**SHORT TASK:** Could you transcribe the material below exactly, without leaving out a single line?

**SOURCE MATERIAL:**
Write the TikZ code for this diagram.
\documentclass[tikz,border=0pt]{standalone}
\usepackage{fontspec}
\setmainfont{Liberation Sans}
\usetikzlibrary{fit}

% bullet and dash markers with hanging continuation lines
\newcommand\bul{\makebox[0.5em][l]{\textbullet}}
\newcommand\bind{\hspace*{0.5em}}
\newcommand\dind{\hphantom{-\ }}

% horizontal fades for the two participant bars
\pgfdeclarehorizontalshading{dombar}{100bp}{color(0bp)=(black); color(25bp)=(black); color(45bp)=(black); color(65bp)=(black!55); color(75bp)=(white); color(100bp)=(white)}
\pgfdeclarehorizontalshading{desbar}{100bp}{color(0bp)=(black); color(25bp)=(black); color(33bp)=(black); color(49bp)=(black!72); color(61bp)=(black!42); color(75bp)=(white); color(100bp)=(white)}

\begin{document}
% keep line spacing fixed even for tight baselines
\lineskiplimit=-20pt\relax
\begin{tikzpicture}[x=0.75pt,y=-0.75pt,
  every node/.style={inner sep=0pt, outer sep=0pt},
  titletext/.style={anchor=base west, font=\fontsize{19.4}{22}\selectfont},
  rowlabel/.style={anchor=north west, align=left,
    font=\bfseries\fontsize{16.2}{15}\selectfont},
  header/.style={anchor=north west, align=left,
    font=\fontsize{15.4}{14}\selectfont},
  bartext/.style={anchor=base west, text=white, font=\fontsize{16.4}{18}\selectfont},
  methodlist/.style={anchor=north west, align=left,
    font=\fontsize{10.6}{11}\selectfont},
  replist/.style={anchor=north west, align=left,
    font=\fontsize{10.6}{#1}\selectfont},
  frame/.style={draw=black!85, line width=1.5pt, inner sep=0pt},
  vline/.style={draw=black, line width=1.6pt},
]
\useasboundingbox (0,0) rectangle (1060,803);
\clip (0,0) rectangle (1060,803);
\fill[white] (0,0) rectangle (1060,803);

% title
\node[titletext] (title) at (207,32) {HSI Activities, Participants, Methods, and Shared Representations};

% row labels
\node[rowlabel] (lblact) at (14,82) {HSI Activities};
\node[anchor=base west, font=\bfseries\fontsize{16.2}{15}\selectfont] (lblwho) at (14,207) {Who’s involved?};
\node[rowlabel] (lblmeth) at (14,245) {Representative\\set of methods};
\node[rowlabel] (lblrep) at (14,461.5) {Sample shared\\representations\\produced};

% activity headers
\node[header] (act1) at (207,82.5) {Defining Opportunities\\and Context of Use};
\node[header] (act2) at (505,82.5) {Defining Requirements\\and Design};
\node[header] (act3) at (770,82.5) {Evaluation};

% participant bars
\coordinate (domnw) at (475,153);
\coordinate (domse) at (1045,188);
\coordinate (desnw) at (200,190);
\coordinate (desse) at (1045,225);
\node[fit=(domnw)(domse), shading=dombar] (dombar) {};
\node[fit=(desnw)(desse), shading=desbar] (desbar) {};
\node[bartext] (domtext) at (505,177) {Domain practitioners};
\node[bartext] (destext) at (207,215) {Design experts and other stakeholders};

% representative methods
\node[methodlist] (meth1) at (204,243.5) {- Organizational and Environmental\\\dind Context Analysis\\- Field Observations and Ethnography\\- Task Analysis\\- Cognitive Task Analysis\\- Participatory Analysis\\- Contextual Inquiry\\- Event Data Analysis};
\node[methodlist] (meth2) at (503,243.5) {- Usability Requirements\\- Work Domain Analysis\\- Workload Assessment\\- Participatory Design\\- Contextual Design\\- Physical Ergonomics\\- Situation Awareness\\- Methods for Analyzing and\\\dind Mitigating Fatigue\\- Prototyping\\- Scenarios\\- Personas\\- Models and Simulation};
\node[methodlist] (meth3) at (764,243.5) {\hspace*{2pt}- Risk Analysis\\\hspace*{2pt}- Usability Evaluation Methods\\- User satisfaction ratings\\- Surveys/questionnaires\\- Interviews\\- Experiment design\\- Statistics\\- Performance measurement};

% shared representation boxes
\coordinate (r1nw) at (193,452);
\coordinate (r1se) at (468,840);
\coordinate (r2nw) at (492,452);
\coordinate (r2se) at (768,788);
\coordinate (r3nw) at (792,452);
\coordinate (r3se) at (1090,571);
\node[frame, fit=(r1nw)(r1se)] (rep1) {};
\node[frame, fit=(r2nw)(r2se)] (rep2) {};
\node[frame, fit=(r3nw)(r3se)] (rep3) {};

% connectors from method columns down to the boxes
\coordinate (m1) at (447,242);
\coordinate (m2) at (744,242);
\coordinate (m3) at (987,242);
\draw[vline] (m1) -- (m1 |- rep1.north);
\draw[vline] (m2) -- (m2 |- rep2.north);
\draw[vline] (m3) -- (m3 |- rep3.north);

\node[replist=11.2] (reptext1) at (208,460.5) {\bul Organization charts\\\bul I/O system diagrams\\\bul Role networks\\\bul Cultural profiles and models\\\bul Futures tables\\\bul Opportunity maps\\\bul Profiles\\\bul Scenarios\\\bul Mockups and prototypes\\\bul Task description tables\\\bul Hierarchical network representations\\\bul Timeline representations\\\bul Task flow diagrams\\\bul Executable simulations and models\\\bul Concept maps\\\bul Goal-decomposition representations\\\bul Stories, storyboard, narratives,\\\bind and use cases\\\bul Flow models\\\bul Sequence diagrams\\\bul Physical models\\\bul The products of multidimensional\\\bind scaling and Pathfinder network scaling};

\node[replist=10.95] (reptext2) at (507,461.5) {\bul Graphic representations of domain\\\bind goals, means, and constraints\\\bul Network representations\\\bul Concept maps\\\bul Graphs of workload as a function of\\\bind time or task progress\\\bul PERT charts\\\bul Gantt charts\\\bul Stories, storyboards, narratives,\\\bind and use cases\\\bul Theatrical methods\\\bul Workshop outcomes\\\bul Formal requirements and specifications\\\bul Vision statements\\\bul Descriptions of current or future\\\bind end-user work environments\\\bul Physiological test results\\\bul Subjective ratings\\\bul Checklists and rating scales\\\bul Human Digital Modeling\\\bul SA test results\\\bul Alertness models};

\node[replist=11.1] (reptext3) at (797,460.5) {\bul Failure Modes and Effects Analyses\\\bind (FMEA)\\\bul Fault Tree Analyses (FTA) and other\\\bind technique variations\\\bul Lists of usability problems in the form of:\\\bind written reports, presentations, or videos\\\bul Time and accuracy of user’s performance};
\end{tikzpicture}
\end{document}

**RESULT:**
Write the TikZ code for this diagram.
\documentclass[tikz,border=0pt]{standalone}
\usepackage{fontspec}
\setmainfont{Liberation Sans}
\usetikzlibrary{fit}

% bullet and dash markers with hanging continuation lines
\newcommand\bul{\makebox[0.5em][l]{\textbullet}}
\newcommand\bind{\hspace*{0.5em}}
\newcommand\dind{\hphantom{-\ }}

% horizontal fades for the two participant bars
\pgfdeclarehorizontalshading{dombar}{100bp}{color(0bp)=(black); color(25bp)=(black); color(45bp)=(black); color(65bp)=(black!55); color(75bp)=(white); color(100bp)=(white)}
\pgfdeclarehorizontalshading{desbar}{100bp}{color(0bp)=(black); color(25bp)=(black); color(33bp)=(black); color(49bp)=(black!72); color(61bp)=(black!42); color(75bp)=(white); color(100bp)=(white)}

\begin{document}
% keep line spacing fixed even for tight baselines
\lineskiplimit=-20pt\relax
\begin{tikzpicture}[x=0.75pt,y=-0.75pt,
  every node/.style={inner sep=0pt, outer sep=0pt},
  titletext/.style={anchor=base west, font=\fontsize{19.4}{22}\selectfont},
  rowlabel/.style={anchor=north west, align=left,
    font=\bfseries\fontsize{16.2}{15}\selectfont},
  header/.style={anchor=north west, align=left,
    font=\fontsize{15.4}{14}\selectfont},
  bartext/.style={anchor=base west, text=white, font=\fontsize{16.4}{18}\selectfont},
  methodlist/.style={anchor=north west, align=left,
    font=\fontsize{10.6}{11}\selectfont},
  replist/.style={anchor=north west, align=left,
    font=\fontsize{10.6}{#1}\selectfont},
  frame/.style={draw=black!85, line width=1.5pt, inner sep=0pt},
  vline/.style={draw=black, line width=1.6pt},
]
\useasboundingbox (0,0) rectangle (1060,803);
\clip (0,0) rectangle (1060,803);
\fill[white] (0,0) rectangle (1060,803);

% title
\node[titletext] (title) at (207,32) {HSI Activities, Participants, Methods, and Shared Representations};

% row labels
\node[rowlabel] (lblact) at (14,82) {HSI Activities};
\node[anchor=base west, font=\bfseries\fontsize{16.2}{15}\selectfont] (lblwho) at (14,207) {Who’s involved?};
\node[rowlabel] (lblmeth) at (14,245) {Representative\\set of methods};
\node[rowlabel] (lblrep) at (14,461.5) {Sample shared\\representations\\produced};

% activity headers
\node[header] (act1) at (207,82.5) {Defining Opportunities\\and Context of Use};
\node[header] (act2) at (505,82.5) {Defining Requirements\\and Design};
\node[header] (act3) at (770,82.5) {Evaluation};

% participant bars
\coordinate (domnw) at (475,153);
\coordinate (domse) at (1045,188);
\coordinate (desnw) at (200,190);
\coordinate (desse) at (1045,225);
\node[fit=(domnw)(domse), shading=dombar] (dombar) {};
\node[fit=(desnw)(desse), shading=desbar] (desbar) {};
\node[bartext] (domtext) at (505,177) {Domain practitioners};
\node[bartext] (destext) at (207,215) {Design experts and other stakeholders};

% representative methods
\node[methodlist] (meth1) at (204,243.5) {- Organizational and Environmental\\\dind Context Analysis\\- Field Observations and Ethnography\\- Task Analysis\\- Cognitive Task Analysis\\- Participatory Analysis\\- Contextual Inquiry\\- Event Data Analysis};
\node[methodlist] (meth2) at (503,243.5) {- Usability Requirements\\- Work Domain Analysis\\- Workload Assessment\\- Participatory Design\\- Contextual Design\\- Physical Ergonomics\\- Situation Awareness\\- Methods for Analyzing and\\\dind Mitigating Fatigue\\- Prototyping\\- Scenarios\\- Personas\\- Models and Simulation};
\node[methodlist] (meth3) at (764,243.5) {\hspace*{2pt}- Risk Analysis\\\hspace*{2pt}- Usability Evaluation Methods\\- User satisfaction ratings\\- Surveys/questionnaires\\- Interviews\\- Experiment design\\- Statistics\\- Performance measurement};

% shared representation boxes
\coordinate (r1nw) at (193,452);
\coordinate (r1se) at (468,840);
\coordinate (r2nw) at (492,452);
\coordinate (r2se) at (768,788);
\coordinate (r3nw) at (792,452);
\coordinate (r3se) at (1090,571);
\node[frame, fit=(r1nw)(r1se)] (rep1) {};
\node[frame, fit=(r2nw)(r2se)] (rep2) {};
\node[frame, fit=(r3nw)(r3se)] (rep3) {};

% connectors from method columns down to the boxes
\coordinate (m1) at (447,242);
\coordinate (m2) at (744,242);
\coordinate (m3) at (987,242);
\draw[vline] (m1) -- (m1 |- rep1.north);
\draw[vline] (m2) -- (m2 |- rep2.north);
\draw[vline] (m3) -- (m3 |- rep3.north);

\node[replist=11.2] (reptext1) at (208,460.5) {\bul Organization charts\\\bul I/O system diagrams\\\bul Role networks\\\bul Cultural profiles and models\\\bul Futures tables\\\bul Opportunity maps\\\bul Profiles\\\bul Scenarios\\\bul Mockups and prototypes\\\bul Task description tables\\\bul Hierarchical network representations\\\bul Timeline representations\\\bul Task flow diagrams\\\bul Executable simulations and models\\\bul Concept maps\\\bul Goal-decomposition representations\\\bul Stories, storyboard, narratives,\\\bind and use cases\\\bul Flow models\\\bul Sequence diagrams\\\bul Physical models\\\bul The products of multidimensional\\\bind scaling and Pathfinder network scaling};

\node[replist=10.95] (reptext2) at (507,461.5) {\bul Graphic representations of domain\\\bind goals, means, and constraints\\\bul Network representations\\\bul Concept maps\\\bul Graphs of workload as a function of\\\bind time or task progress\\\bul PERT charts\\\bul Gantt charts\\\bul Stories, storyboards, narratives,\\\bind and use cases\\\bul Theatrical methods\\\bul Workshop outcomes\\\bul Formal requirements and specifications\\\bul Vision statements\\\bul Descriptions of current or future\\\bind end-user work environments\\\bul Physiological test results\\\bul Subjective ratings\\\bul Checklists and rating scales\\\bul Human Digital Modeling\\\bul SA test results\\\bul Alertness models};

\node[replist=11.1] (reptext3) at (797,460.5) {\bul Failure Modes and Effects Analyses\\\bind (FMEA)\\\bul Fault Tree Analyses (FTA) and other\\\bind technique variations\\\bul Lists of usability problems in the form of:\\\bind written reports, presentations, or videos\\\bul Time and accuracy of user’s performance};
\end{tikzpicture}
\end{document}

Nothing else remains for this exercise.